1. ITV Report

POLL: What do you think of this Norfolk academy's new rules?

Sorry, this content isn't available on your device.

Watch Natalie Gray's report for ITV News Anglia above

An academy school that introduced controversial new rules including ordering pupils to be asleep by 9.30pm each night appears to have relaxed some of its behaviour policies.

Around a third of pupils at Great Yarmouth High School left without a pass in English and maths in 2017, and it was the worst-performing school in Norfolk.

It has been taken over by Inspiration Trust, re-named Charter Academy and new headmaster Barry Smith introduced strict new rules in a bid to turn its fortunes around.

Some of the rules were revealed in a leaked document, but in a behaviour guide published on the school's website on Tuesday it appeared the academy had back-tracked on some policies.

The leaked document said: "On a school night you need to be asleep for 9.30pm at the latest ...You set your alarm for 6.30am."

In the behaviour guide, this is changed to: "As a guide you should be asleep for 9.30pm at the latest."

A passage about sick buckets, which was in the leaked document, has been removed.

It had said: "You never pretend to be ill to get out of work because we expect you to work through it. "If you feel sick we will give you a bucket. If you vomit - no problem! "You've got your bucket. That's probably all your body wanted - to vomit. "If you are really ill we will make sure you get all the attention you need."

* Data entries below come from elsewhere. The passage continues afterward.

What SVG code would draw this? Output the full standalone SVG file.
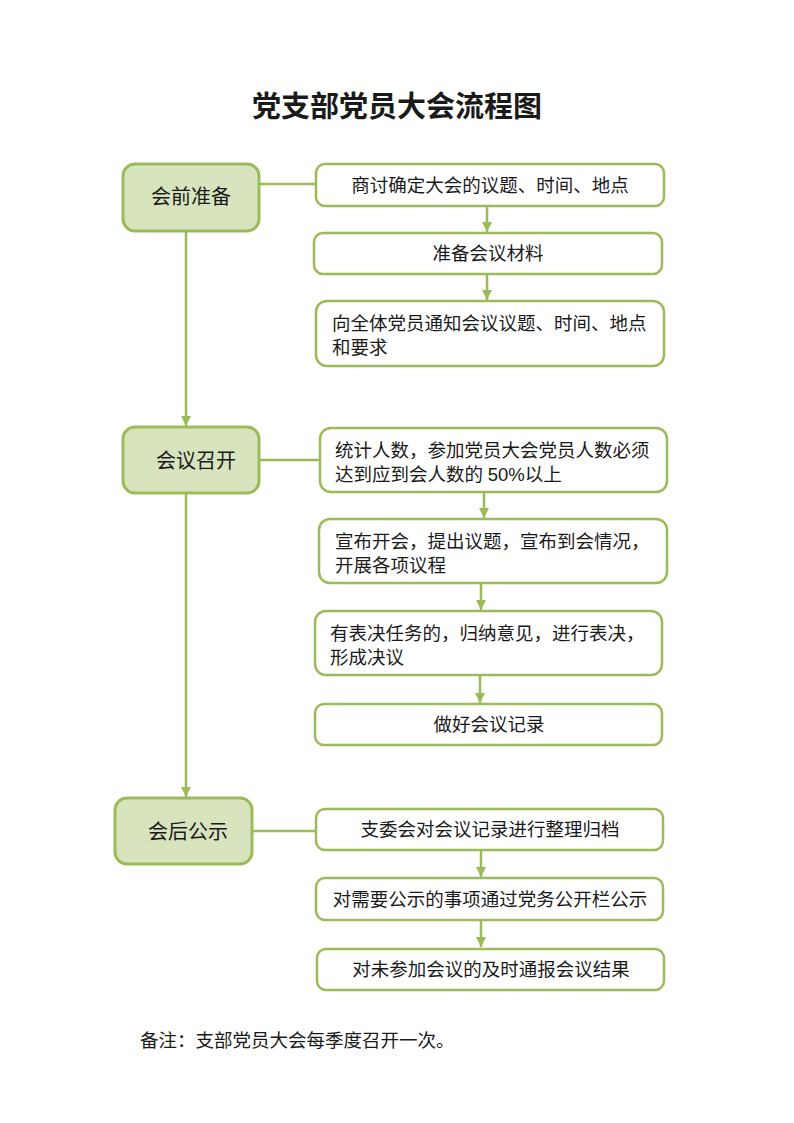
<svg xmlns="http://www.w3.org/2000/svg" width="794" height="1123" viewBox="0 0 794 1123">
<style>
.main rect{fill:#d7e4bd;stroke:#9bbb59;stroke-width:3}
.step rect{fill:#ffffff;stroke:#9bbb59;stroke-width:2.5}
text{font-family:"Liberation Serif","Noto Sans CJK SC",serif;fill:#1a1a1a}
.t{font-size:18.5px}
.m{font-size:20px}
.c{text-anchor:middle}
.lat{font-family:"Liberation Sans","Noto Sans CJK SC",sans-serif}
#connectors line{stroke:#9bbb59;stroke-width:2.5}
</style>
<defs>
<marker id="ah" viewBox="0 0 10 10" refX="10" refY="5" markerWidth="4" markerHeight="4" orient="auto" markerUnits="strokeWidth">
<path d="M0,0 L10,5 L0,10 z" fill="#9bbb59"/>
</marker>
</defs>
<rect width="794" height="1123" fill="#ffffff"/>
<text x="397" y="117" class="c" style="font-size:29px;font-weight:bold">党支部党员大会流程图</text>

<g id="connectors">
<line x1="259" y1="184" x2="316" y2="184"/>
<line x1="487" y1="206" x2="487" y2="232" marker-end="url(#ah)"/>
<line x1="487" y1="274" x2="487" y2="300" marker-end="url(#ah)"/>
<line x1="186" y1="231" x2="186" y2="426" marker-end="url(#ah)"/>
<line x1="259" y1="460" x2="320" y2="460"/>
<line x1="484" y1="492" x2="484" y2="518" marker-end="url(#ah)"/>
<line x1="481" y1="583" x2="481" y2="610" marker-end="url(#ah)"/>
<line x1="480" y1="675" x2="480" y2="703" marker-end="url(#ah)"/>
<line x1="186" y1="493" x2="186" y2="797" marker-end="url(#ah)"/>
<line x1="252" y1="831" x2="316" y2="831"/>
<line x1="481" y1="850" x2="481" y2="877" marker-end="url(#ah)"/>
<line x1="481" y1="920" x2="481" y2="947" marker-end="url(#ah)"/>
</g>

<g id="n1" class="main"><rect x="123" y="164" width="136" height="67" rx="12"/><text x="191" y="204" class="m c">会前准备</text></g>
<g id="a1" class="step"><rect x="316" y="164" width="348" height="42" rx="9"/><text x="490" y="192" class="t c">商讨确定大会的议题、时间、地点</text></g>
<g id="a2" class="step"><rect x="314" y="233" width="348" height="41" rx="9"/><text x="488" y="260" class="t c">准备会议材料</text></g>
<g id="a3" class="step"><rect x="316" y="301" width="348" height="65" rx="11"/><text x="332" y="330" class="t">向全体党员通知会议议题、时间、地点</text><text x="332" y="354" class="t">和要求</text></g>

<g id="n2" class="main"><rect x="123" y="427" width="136" height="66" rx="12"/><text x="196" y="468" class="m c">会议召开</text></g>
<g id="b1" class="step"><rect x="320" y="428" width="347" height="64" rx="11"/><text x="335" y="457" class="t">统计人数，参加党员大会党员人数必须</text><text x="335" y="481" class="t">达到应到会人数的 <tspan class="lat">50%</tspan>以上</text></g>
<g id="b2" class="step"><rect x="319" y="519" width="348" height="64" rx="11"/><text x="335" y="548" class="t">宣布开会，提出议题，宣布到会情况，</text><text x="335" y="572" class="t">开展各项议程</text></g>
<g id="b3" class="step"><rect x="315" y="611" width="347" height="64" rx="11"/><text x="330" y="640" class="t">有表决任务的，归纳意见，进行表决，</text><text x="330" y="664" class="t">形成决议</text></g>
<g id="b4" class="step"><rect x="315" y="704" width="347" height="41" rx="9"/><text x="489" y="731" class="t c">做好会议记录</text></g>

<g id="n3" class="main"><rect x="115" y="798" width="137" height="66" rx="12"/><text x="188" y="839" class="m c">会后公示</text></g>
<g id="c1" class="step"><rect x="316" y="809" width="347" height="41" rx="9"/><text x="490" y="836" class="t c">支委会对会议记录进行整理归档</text></g>
<g id="c2" class="step"><rect x="316" y="878" width="347" height="42" rx="9"/><text x="490" y="906" class="t c">对需要公示的事项通过党务公开栏公示</text></g>
<g id="c3" class="step"><rect x="317" y="949" width="347" height="41" rx="9"/><text x="491" y="976" class="t c">对未参加会议的及时通报会议结果</text></g>

<text x="140" y="1047" class="t">备注：支部党员大会每季度召开一次。</text>
</svg>
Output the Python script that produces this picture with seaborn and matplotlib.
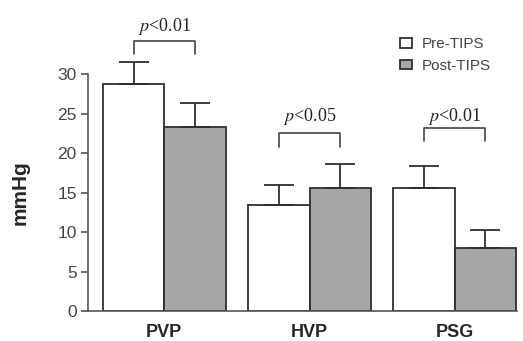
import pandas as pd
import seaborn as sns
import matplotlib.pyplot as plt

# values
categories = ['PVP', 'HVP', 'PSG']
groups = ['Pre-TIPS', 'Post-TIPS']
pre_mean = [28.7, 13.4, 15.6]
post_mean = [23.3, 15.6, 8.0]
pre_err = [2.8, 2.6, 2.8]
post_err = [3.1, 3.0, 2.3]
p_labels = ['$p$<0.01', '$p$<0.05', '$p$<0.01']

df = pd.DataFrame({
    'site': categories * 2,
    'group': [groups[0]] * 3 + [groups[1]] * 3,
    'mmHg': pre_mean + post_mean,
})

# bracket heights / label heights for the significance marks
bracket_y = [34.2, 22.5, 23.2]
label_y = [36.0, 24.6, 24.6]

sns.set_style('white')
plt.rcParams['font.family'] = ['Liberation Sans', 'DejaVu Sans']
plt.rcParams['mathtext.fontset'] = 'stix'

fig = plt.figure(figsize=(5.23, 3.41), dpi=100)
ax = fig.add_axes([0.168, 0.088, 0.821, 0.912])

sns.barplot(data=df, x='site', y='mmHg', hue='group', ax=ax,
            palette=['white', '#a6a6a6'], width=0.845,
            edgecolor='#2e2e2e', linewidth=1.3, errorbar=None)

# one-sided error bars on top of each bar
for cont, errs in zip(ax.containers, [pre_err, post_err]):
    for bar, e in zip(cont, errs):
        xc = bar.get_x() + bar.get_width() / 2
        h = bar.get_height()
        ax.errorbar(xc, h, yerr=[[0], [e]], fmt='none', ecolor='#2e2e2e',
                    elinewidth=1.3, capsize=10.5, capthick=1.3)

# significance brackets
for i, (lab, yb, yl) in enumerate(zip(p_labels, bracket_y, label_y)):
    x0, x1 = i - 0.21, i + 0.21
    ax.plot([x0, x0, x1, x1], [yb - 1.7, yb, yb, yb - 1.7],
            color='#444444', lw=1.2, clip_on=False)
    ax.text(i, yl, lab, ha='center', va='center', fontsize=13,
            fontfamily='Liberation Serif', color='#222222')

ax.set_xlim(-0.526, 2.43)
ax.set_ylim(0, 39.4)
ax.set_yticks([0, 5, 10, 15, 20, 25, 30])
ax.spines['left'].set_bounds(0, 30)
for s in ['top', 'right']:
    ax.spines[s].set_visible(False)
for s in ['left', 'bottom']:
    ax.spines[s].set_color('#555555')
    ax.spines[s].set_linewidth(1.2)
ax.tick_params(axis='y', left=True, length=5, width=1.2, color='#555555',
               labelsize=12.5, labelcolor='#444444', pad=3)
ax.tick_params(axis='x', bottom=False, labelsize=13, pad=6)
for t in ax.get_xticklabels():
    t.set_fontweight('bold')
ax.set_xlabel('')
ax.set_ylabel('mmHg', fontsize=15, fontweight='bold')
ax.yaxis.set_label_coords(-0.135, 0.38)

ax.legend(loc='upper left', bbox_to_anchor=(0.709, 0.905), frameon=False,
          borderpad=0, fontsize=11, handlelength=0.8, handleheight=0.6,
          handletextpad=0.6, labelspacing=0.5, labelcolor='#444444')

fig.savefig('out.png', dpi=100)
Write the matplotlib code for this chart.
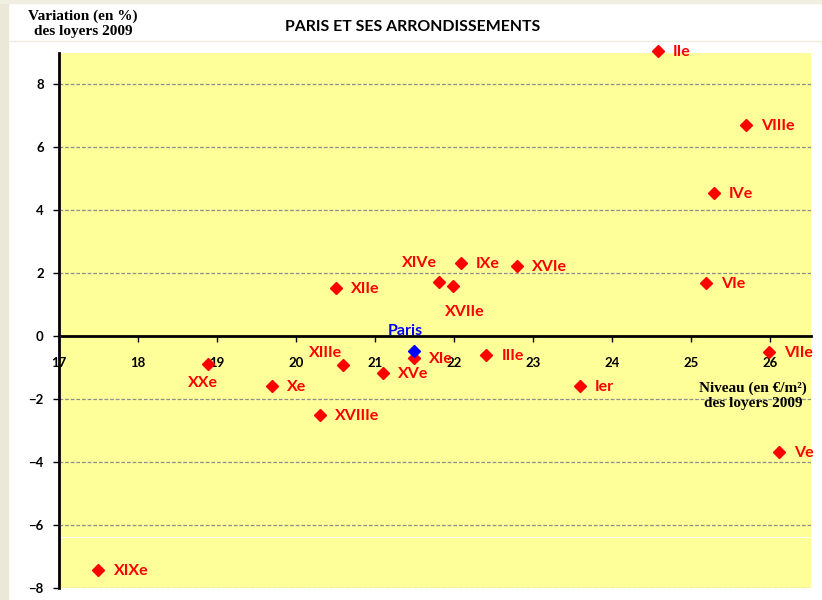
import numpy as np
import matplotlib
matplotlib.use("Agg")
import matplotlib.pyplot as plt
from matplotlib.patches import Rectangle
from matplotlib.lines import Line2D

# data
noms = ["XIXe", "XXe", "Xe", "XVIIIe", "XIIIe", "XIIe", "XVe", "XIe", "XIVe",
        "XVIIe", "IXe", "XVIe", "IIIe", "Ier", "IIe", "VIIIe", "IVe", "VIe",
        "VIIe", "Ve"]
niveau = [17.50, 18.89, 19.70, 20.30, 20.59, 20.51, 21.10, 21.49, 21.81,
          21.99, 22.09, 22.80, 22.41, 23.59, 24.58, 25.70, 25.29, 25.19,
          25.99, 26.11]
variation = [-7.43, -0.89, -1.59, -2.49, -0.90, 1.52, -1.18, -0.68, 1.71,
             1.60, 2.33, 2.22, -0.61, -1.58, 9.05, 6.70, 4.54, 1.70,
             -0.50, -3.69]
paris_niveau = 21.49
paris_variation = -0.48

x_ticks = [17, 18, 19, 20, 21, 22, 23, 24, 25, 26]
y_ticks = [-8, -6, -4, -2, 0, 2, 4, 6, 8]

# label offsets in pixels (dx, dy, ha); default right of the point
offsets = {
    "XXe": (-5, -19, "center"),
    "XIIIe": (-17, 12, "center"),
    "XIVe": (-19, 19, "center"),
    "XVIIe": (12, -26, "center"),
}

W, H = 822, 600
fig = plt.figure(figsize=(W / 100, H / 100), dpi=100)
fig.patch.set_facecolor("white")

# slide frame bits
fig.patches.append(Rectangle((0, 0), 8 / W, 1, transform=fig.transFigure,
                             color="#ECE8D8", zorder=0))
fig.patches.append(Rectangle((0, 1 - 3 / H), 1, 3 / H, transform=fig.transFigure,
                             color="#F1EEE2", zorder=0))
fig.lines.append(Line2D([8 / W, 1], [1 - 40.5 / H, 1 - 40.5 / H],
                        transform=fig.transFigure, color="#EFECDF", lw=1))

ax = fig.add_axes([59 / W, 12 / H, (811 - 59) / W, (588 - 53) / H])
ax.set_facecolor("#FFFF99")
ax.set_xlim(17, 26.52)
ax.set_ylim(-8, 9)

for s in ["top", "right"]:
    ax.spines[s].set_visible(False)
ax.spines["left"].set_linewidth(2)
ax.spines["bottom"].set_linewidth(2)
ax.spines["bottom"].set_position(("data", 0))
ax.spines["bottom"].set_zorder(3)

ax.set_xticks(x_ticks)
ax.set_yticks(y_ticks)
ax.tick_params(axis="x", direction="out", length=4, width=1, pad=11)
ax.tick_params(axis="y", direction="out", length=4, width=1, pad=7)
for lab in ax.get_xticklabels() + ax.get_yticklabels():
    lab.set_fontweight("bold")
    lab.set_fontsize(9.5)
    lab.set_fontfamily("Lato")

for yv in y_ticks:
    if yv != 0:
        ax.axhline(yv, color="#8C8C8C", lw=0.9, ls=(0, (3, 1.5)), zorder=1)
ax.axhline(-6.38, color="white", lw=0.8, zorder=1)

ax.plot(niveau, variation, ls="none", marker="D", ms=6.5, color="#FF0000",
        zorder=4, clip_on=False)
ax.plot([paris_niveau], [paris_variation], ls="none", marker="D", ms=6.5,
        color="#0000FF", zorder=5, clip_on=False)

for n, xv, yv in zip(noms, niveau, variation):
    dx, dy, ha = offsets.get(n, (15, -1, "left"))
    ax.annotate(n, (xv, yv), xytext=(dx * 0.72, dy * 0.72),
                textcoords="offset points", ha=ha, va="center",
                color="#FF0000", fontsize=11.5, fontweight="bold",
                family="Lato", annotation_clip=False, zorder=6)
ax.annotate("Paris", (paris_niveau, paris_variation), xytext=(-8 * 0.72, 20 * 0.72),
            textcoords="offset points", ha="center", va="center",
            color="#0000FF", fontsize=11.5, fontweight="bold", family="Lato",
            zorder=6)

fig.text(413 / W, 1 - 27 / H, "PARIS ET SES ARRONDISSEMENTS", ha="center",
         va="center", fontsize=11.4, fontweight="bold", family="Lato")
fig.text(83 / W, 1 - 24 / H, "Variation (en %)\ndes loyers 2009", ha="center",
         va="center", fontsize=11, fontweight="bold", family="Liberation Serif",
         linespacing=1.15)
fig.text(753 / W, 1 - 396 / H, "Niveau (en €/m²)\ndes loyers 2009", ha="center",
         va="center", fontsize=11, fontweight="bold", family="Liberation Serif",
         linespacing=1.15, zorder=10)

fig.savefig("out.png", dpi=100)
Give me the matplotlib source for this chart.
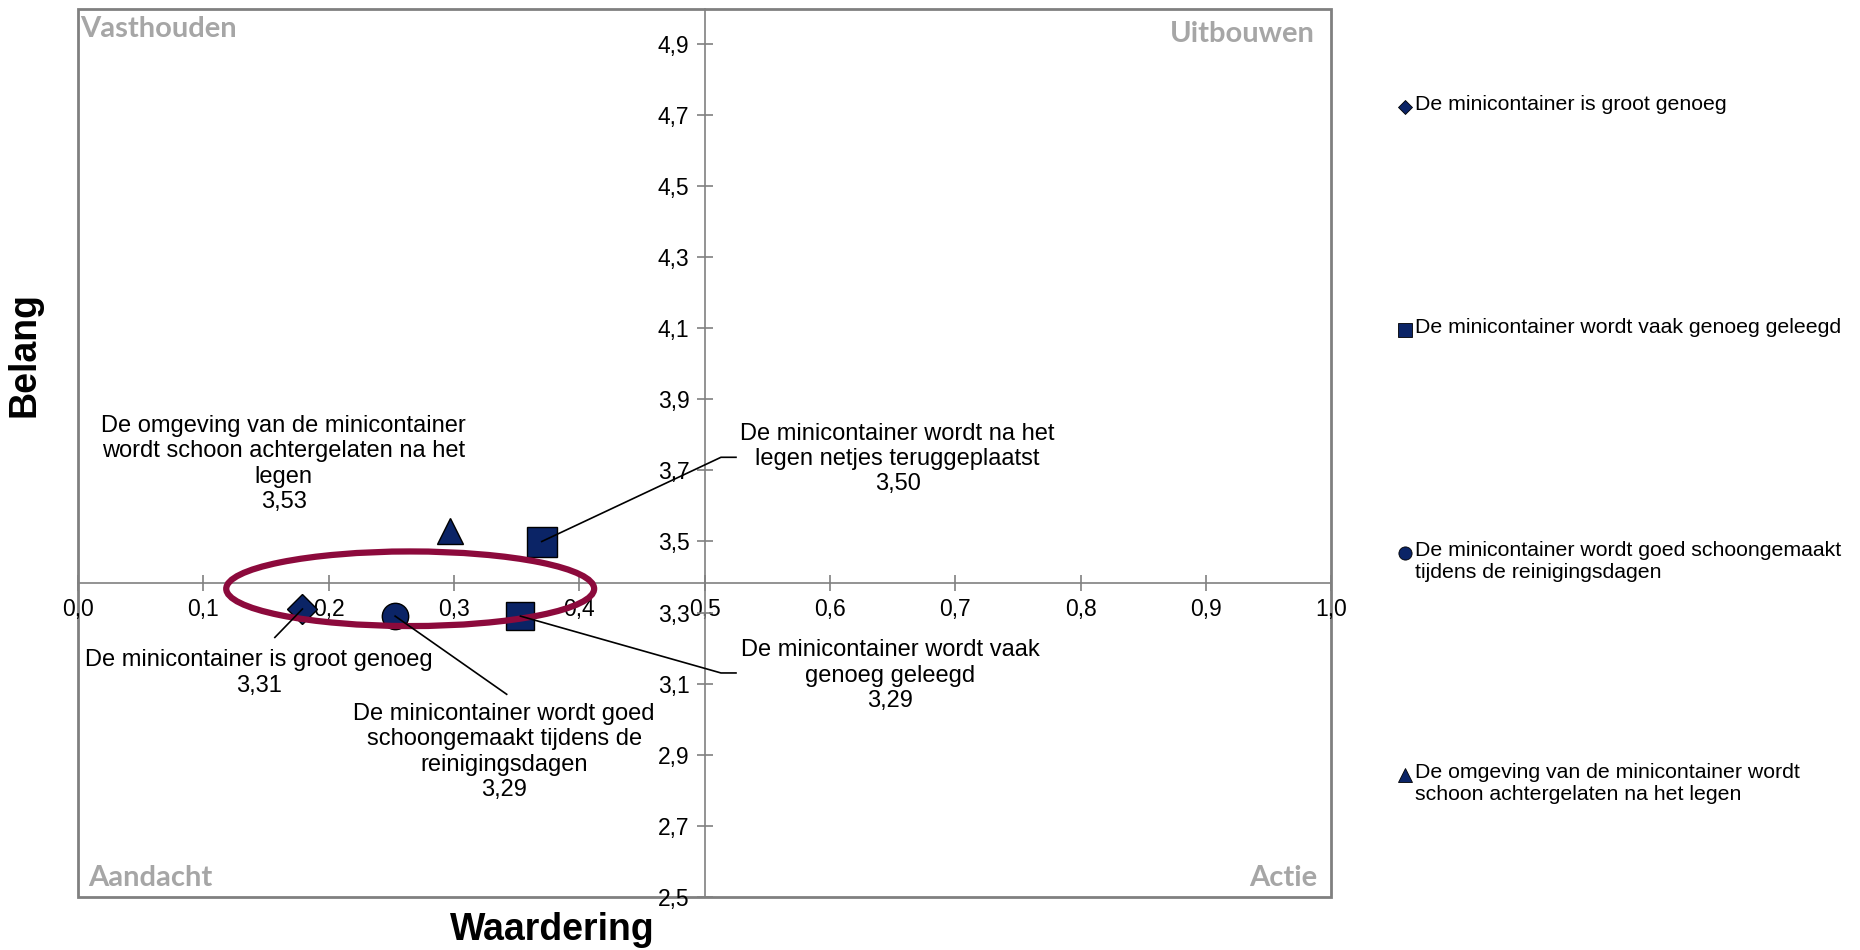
import numpy as np
import matplotlib
matplotlib.use('Agg')
import matplotlib.pyplot as plt
import matplotlib.patches as patches
from matplotlib.lines import Line2D
from matplotlib.ticker import FuncFormatter

# data
series_names = ['De minicontainer is groot genoeg',
                'De minicontainer wordt vaak genoeg geleegd',
                'De minicontainer wordt goed schoongemaakt tijdens de reinigingsdagen',
                'De omgeving van de minicontainer wordt schoon achtergelaten na het legen',
                'De minicontainer wordt na het legen netjes teruggeplaatst']
waardering = [0.179, 0.353, 0.253, 0.297, 0.370]
belang = [3.31, 3.29, 3.29, 3.53, 3.50]
markers = ['D', 's', 'o', '^', 's']
marker_sizes = [15, 20, 19, 19, 21]
in_legend = [True, True, True, True, False]
legend_labels = ['De minicontainer is groot genoeg',
                 'De minicontainer wordt vaak genoeg geleegd',
                 'De minicontainer wordt goed schoongemaakt\ntijdens de reinigingsdagen',
                 'De omgeving van de minicontainer wordt\nschoon achtergelaten na het legen']

point_labels = ['De minicontainer is groot genoeg',
                'De minicontainer wordt vaak\ngenoeg geleegd',
                'De minicontainer wordt goed\nschoongemaakt tijdens de\nreinigingsdagen',
                'De omgeving van de minicontainer\nwordt schoon achtergelaten na het\nlegen',
                'De minicontainer wordt na het\nlegen netjes teruggeplaatst']
label_pos = [(0.144, 3.13), (0.648, 3.122), (0.340, 2.907), (0.164, 3.718), (0.654, 3.732)]
leaders = [[(0.157, 3.23)],
           [(0.513, 3.13), (0.525, 3.13)],
           [(0.342, 3.07)],
           [],
           [(0.513, 3.737), (0.525, 3.737)]]

x_cross = 0.5
y_cross = 3.383
quadrants = ['Vasthouden', 'Uitbouwen', 'Aandacht', 'Actie']

navy = '#0b2466'
grey = '#808080'
narrow = ['Liberation Sans Narrow', 'Liberation Sans', 'DejaVu Sans']
regular = ['Liberation Sans', 'DejaVu Sans']

fig = plt.figure(figsize=(18.6, 9.5), dpi=100)
ax = fig.add_axes([0.042, 0.056, 0.6737, 0.935])
ax.set_xlim(0, 1.0)
ax.set_ylim(2.5, 5.0)

# axes crossing in the middle
ax.spines['left'].set_position(('data', x_cross))
ax.spines['bottom'].set_position(('data', y_cross))
ax.spines['top'].set_visible(False)
ax.spines['right'].set_visible(False)
for s in ['left', 'bottom']:
    ax.spines[s].set_color(grey)
    ax.spines[s].set_linewidth(1.2)
ax.add_patch(patches.Rectangle((0, 0), 1, 1, transform=ax.transAxes, fill=False,
                               edgecolor=grey, linewidth=2.0, clip_on=False, zorder=1))

ax.set_xticks(np.arange(0, 1.01, 0.1))
ax.set_yticks(np.arange(2.5, 4.91, 0.2))
fmt = FuncFormatter(lambda v, p: ('%.1f' % v).replace('.', ','))
ax.xaxis.set_major_formatter(fmt)
ax.yaxis.set_major_formatter(fmt)
ax.tick_params(direction='inout', length=12, width=1.2, color=grey, labelsize=16.5)
ax.tick_params(axis='x', pad=5)
ax.tick_params(axis='y', pad=5)
for lab in ax.get_xticklabels() + ax.get_yticklabels():
    lab.set_family(narrow)

# points
for i in range(len(series_names)):
    ax.plot(waardering[i], belang[i], marker=markers[i], markersize=marker_sizes[i],
            color=navy, markeredgecolor='black', markeredgewidth=1.0, linestyle='none', zorder=5)

# ellipse around the low group
ax.add_patch(patches.Ellipse((0.265, 3.367), 0.2936, 0.21, fill=False,
                             edgecolor='#8c0a3c', linewidth=4.5, zorder=6))

# labels with leader lines
for i in range(len(series_names)):
    if leaders[i]:
        xs = [waardering[i]] + [p[0] for p in leaders[i]]
        ys = [belang[i]] + [p[1] for p in leaders[i]]
        ax.plot(xs, ys, color='black', linewidth=1.2, zorder=7)
    txt = point_labels[i] + '\n' + ('%.2f' % belang[i]).replace('.', ',')
    ax.text(label_pos[i][0], label_pos[i][1], txt, ha='center', va='center',
            multialignment='center', fontsize=17, family=narrow, linespacing=1.2, zorder=8)

# quadrant names
qkw = dict(color='#a6a6a6', fontsize=21, family=['Lato', 'DejaVu Sans'], fontweight='bold')
ax.text(0.002, 0.992, quadrants[0], transform=ax.transAxes, ha='left', va='top', **qkw)
ax.text(0.987, 0.986, quadrants[1], transform=ax.transAxes, ha='right', va='top', **qkw)
ax.text(0.008, 0.006, quadrants[2], transform=ax.transAxes, ha='left', va='bottom', **qkw)
ax.text(0.989, 0.006, quadrants[3], transform=ax.transAxes, ha='right', va='bottom', **qkw)

fig.text(0.297, 0.021, 'Waardering', ha='center', va='center', fontsize=27,
         fontweight='bold', family=narrow)
fig.text(0.013, 0.627, 'Belang', ha='center', va='center', fontsize=27,
         fontweight='bold', family=narrow, rotation=90)

# legend on the right, one entry at a time
legend_y = [0.887, 0.653, 0.418, 0.184]
k = 0
for i in range(len(series_names)):
    if not in_legend[i]:
        continue
    y = legend_y[k]
    fig.add_artist(Line2D([0.7553], [y], marker=markers[i], markersize=marker_sizes[i] * 0.5,
                          color=navy, markeredgecolor='black', markeredgewidth=0.6,
                          linestyle='none', transform=fig.transFigure))
    fig.text(0.7608, y + 0.0125, legend_labels[k], ha='left', va='top', fontsize=15.3,
             family=regular, linespacing=1.2)
    k += 1

fig.savefig('out.png', dpi=100)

A policy warning that mobile phones will be confiscated if seen or heard anywhere on the school site remains, but the length of the confiscation is stated as "up to six weeks" and there is no mention of a period of "almost four months" over the summer holidays until the October half term, as mentioned in the leaked document.

Headmaster Mr Smith wrote that there had been "a great deal of rumour and speculation on social media" about the new rules and invited parents to meet him on Thursday.

In a note to parents, he continued: "We ask that pupils are polite and pay attention in class.

"They call teachers Sir or Miss. They always say please and thank you. They do as they are told - first time every time. These are simple requests, and should not give you or your children any cause for concern.

"We take a strict approach on behaviour so that we do not allow the bad behaviour of a few pupils to disrupt their classmates, and so we can focus on the most important thing: your children's education."

Mr Smith is co-founder of the strict Michaela Community School in Brent, London.